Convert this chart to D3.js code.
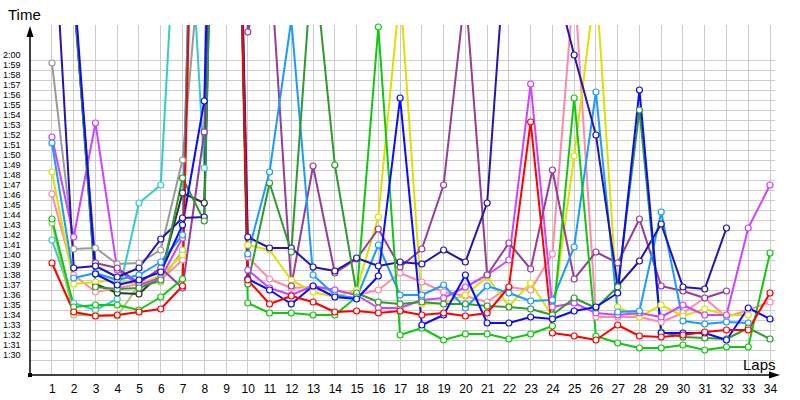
<!DOCTYPE html>
<html><head><meta charset="utf-8">
<script src="https://cdn.jsdelivr.net/npm/d3@7"></script>
<style>
body{margin:0;background:#fff;}
svg{display:block;}
text{font-family:"Liberation Sans",Arial,sans-serif;fill:#000;}
</style></head>
<body><svg id="c" width="800" height="400"></svg>
<script>
// ---- data (lap times in seconds; values > 2:03 run off the top of the chart) ----
const laps = [1,2,3,4,5,6,7,8,9,10,11,12,13,14,15,16,17,18,19,20,21,22,23,24,25,26,27,28,29,30,31,32,33,34];
const yTicks = [90,91,92,93,94,95,96,97,98,99,100,101,102,103,104,105,106,107,108,109,110,111,112,113,114,115,116,117,118,119,120];

const gray    = [119.7,101.1,101.2,99.6,99.7,101.0,110,135,200,null,null,null,null,null,null,null,null,null,null,null,null,null,null,null,null,null,null,null,null,null,null,null,null,null];
const cyan    = [102.0,95.7,95.0,96.1,105.7,107.5,147,109.2,200,null,null,null,null,null,null,null,null,null,null,null,null,null,null,null,null,null,null,null,null,null,null,null,null,null];
const olive   = [103.7,94.5,94.5,94.4,97.5,97.8,101,190,200,null,null,null,null,null,null,null,null,null,null,null,null,null,null,null,null,null,null,null,null,null,null,null,null,null];
const black   = [140,127,97.6,96.7,96.6,98.6,106.7,105.7,200,null,null,null,null,null,null,null,null,null,null,null,null,null,null,null,null,null,null,null,null,null,null,null,null,null];
const pink    = [106.6,98.5,96.8,97.2,97.6,98.0,100.0,190,200,100.3,98.1,97.2,97.3,97.0,96.5,97.0,98.7,97.8,96.8,96.4,95.8,97.3,97.0,100.6,128,94.3,94.3,94.3,93.8,94.7,96.2,94.3,95.0,95.8];
const yellow  = [108.8,97.6,97.8,98.0,97.5,98.5,100.5,190,200,101.5,101.0,98.0,96.8,96.3,97.0,104.3,127,95.6,95.7,96.5,98.3,95.4,97.7,94.4,110.4,128,95.3,94.3,95.5,94.4,95.1,94.5,94.5,null];
const magenta = [112.3,102.3,113.7,99.0,97.5,98.2,102.2,190,200,99.0,97.2,96.5,97.4,97.0,96.5,95.2,95.2,96.0,96.2,97.3,98.5,100.0,117.6,95.3,95.7,94.7,94.5,94.7,94.3,95.5,94.5,94.5,103.2,107.5];
const purple  = [140,126,99.7,99.2,97.7,99.2,97.2,112.8,200,122.8,131,97.4,109.4,98.7,100.1,103.1,99.3,101.1,107.5,127,98.5,101.7,99.1,109.0,98.1,100.8,99.7,104.1,97.4,96.9,96.2,96.9,null,null];
const lightblue=[111.7,98.2,98.7,98.0,98.5,99.8,102.5,190,200,100.6,108.8,124,98.5,96.5,96.2,101.5,96.5,96.5,97.5,95.2,97.4,96.7,95.9,96.0,101.3,116.8,94.8,94.9,104.8,93.9,93.6,93.8,93.7,null];
const navy    = [137,99.2,99.4,98.3,99.2,102.1,104.2,104.3,200,102.3,101.2,101.2,99.3,98.9,100.2,99.4,99.8,99.6,101.0,99.8,105.7,136,140,129,120.5,112.5,97.4,99.9,103.6,97.3,97.1,103.2,null,null];
const darkgreen=[140,127,97.3,97.1,97.2,98.0,108.2,103.9,200,97.6,107.7,100.8,131,109.5,96.7,95.8,95.6,95.8,95.6,95.6,95.4,95.3,95.1,94.5,96.2,95.2,97.3,115.0,92.8,92.3,92.2,92.1,93.2,92.1];
const green   = [104.1,95.3,95.5,95.5,95.0,96.3,98.1,190,200,95.7,94.7,94.7,94.5,94.5,96.3,123.3,92.5,93.2,92.0,92.6,92.6,92.1,92.6,93.4,116.2,92.4,91.7,91.2,91.2,91.5,91.0,91.3,91.3,100.7];
const blue    = [140,128,98.6,97.5,98.0,98.8,103.5,115.9,200,98.1,97.0,95.6,97.4,96.3,96.1,98.4,116.2,93.5,94.5,98.5,93.7,93.7,94.3,94.1,94.9,95.3,96.7,117.0,92.7,92.7,92.7,92.0,95.2,94.1];
const red     = [99.7,94.8,94.4,94.5,94.8,95.1,97.4,190,200,98.0,95.6,96.4,95.8,94.8,94.9,94.7,94.9,94.5,94.7,94.4,94.7,97.3,113.8,92.7,92.4,92.0,93.5,92.4,92.3,92.5,92.8,93.0,93.0,96.7];

const seriesNames  = ["gray","cyan","olive","black","pink","yellow","magenta","purple","lightblue","navy","darkgreen","green","blue","red"];
const seriesValues = [gray,cyan,olive,black,pink,yellow,magenta,purple,lightblue,navy,darkgreen,green,blue,red];
const seriesColors = ["#9a9a9a","#33cccc","#a4c866","#333333","#ff8aa8","#e0e000","#cc44ff","#963c9a","#1a9cff","#2414b0","#2f9a2f","#10c810","#0a0aff","#ff0000"];

// ---- layout ----
const svg = d3.select("#c");
const x = d3.scaleLinear().domain([0,34]).range([30.2,770]);
const y = d3.scaleLinear().domain([90,120]).range([360,60]);
const fmt = s => Math.floor(s/60) + ":" + String(Math.round(s%60)).padStart(2,"0");

const defs = svg.append("defs");
defs.append("clipPath").attr("id","clipL").append("rect").attr("x",30).attr("y",25).attr("width",760).attr("height",350);
defs.append("clipPath").attr("id","clipP").append("rect").attr("x",30).attr("y",21).attr("width",760).attr("height",354);

// grid
const grid = svg.append("g");
grid.selectAll("line.v").data(laps).join("line")
  .attr("x1",d=>x(d)).attr("x2",d=>x(d)).attr("y1",25).attr("y2",375)
  .attr("stroke","#cccccc").attr("stroke-width",1).attr("shape-rendering","crispEdges");
grid.selectAll("line.h").data(yTicks).join("line")
  .attr("x1",30).attr("x2",775).attr("y1",d=>y(d)).attr("y2",d=>y(d))
  .attr("stroke","#cccccc").attr("stroke-width",1).attr("shape-rendering","crispEdges");

// lines
const line = d3.line().defined(d=>d.v!=null).x(d=>x(d.lap)).y(d=>y(d.v));
const series = seriesNames.map((n,i)=>({name:n,color:seriesColors[i],pts:laps.map((l,j)=>({lap:l,v:seriesValues[i][j]}))}));
const gl = svg.append("g").attr("clip-path","url(#clipL)");
gl.selectAll("path").data(series).join("path")
  .attr("d",s=>line(s.pts)).attr("fill","none").attr("stroke",s=>s.color)
  .attr("stroke-width",2).attr("stroke-linejoin","round");
const gp = svg.append("g").attr("clip-path","url(#clipP)");
series.forEach(s=>{
  gp.append("g").selectAll("circle").data(s.pts.filter(p=>p.v!=null && p.v<124)).join("circle")
    .attr("cx",p=>x(p.lap)).attr("cy",p=>y(p.v)).attr("r",3)
    .attr("fill","#fff").attr("stroke",s.color).attr("stroke-width",1.2);
});

// axes
const ya = svg.append("g").attr("transform","translate(30,0)")
  .call(d3.axisLeft(y).tickValues(yTicks).tickFormat(fmt).tickSize(0));
ya.select(".domain").remove();
ya.selectAll("text").attr("x",-27).attr("y",-5).attr("text-anchor","start")
  .style("font-size","9px").style("font-family","'Liberation Sans',Arial,sans-serif").attr("fill","#000");

const xa = svg.append("g").attr("transform","translate(0,375)")
  .call(d3.axisBottom(x).tickValues(laps).tickFormat(d3.format("d")).tickSize(0));
xa.select(".domain").remove();
xa.selectAll("text").attr("y",9).style("font-size","12px")
  .style("font-family","'Liberation Sans',Arial,sans-serif").attr("fill","#000");

// axis lines and arrows
svg.append("line").attr("x1",30).attr("x2",30).attr("y1",30).attr("y2",375).attr("stroke","#000").attr("stroke-width",1.5);
svg.append("line").attr("x1",30).attr("x2",772).attr("y1",375).attr("y2",375).attr("stroke","#000").attr("stroke-width",1.5);
svg.append("path").attr("d","M30,26 L26.5,37 L33.5,37 Z").attr("fill","#000");
svg.append("path").attr("d","M780,375 L769,371.5 L769,378.5 Z").attr("fill","#000");
svg.append("rect").attr("x",28).attr("y",373).attr("width",4).attr("height",4).attr("fill","#000");

svg.append("text").attr("x",8).attr("y",20).style("font-size","15px").text("Time");
svg.append("text").attr("x",743).attr("y",370).style("font-size","15px").text("Laps");
</script></body></html>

- [Task instructions] Extract all lines that hold the word "chart".

- [The response]
Convert this chart to D3.js code.
// ---- data (lap times in seconds; values > 2:03 run off the top of the chart) ----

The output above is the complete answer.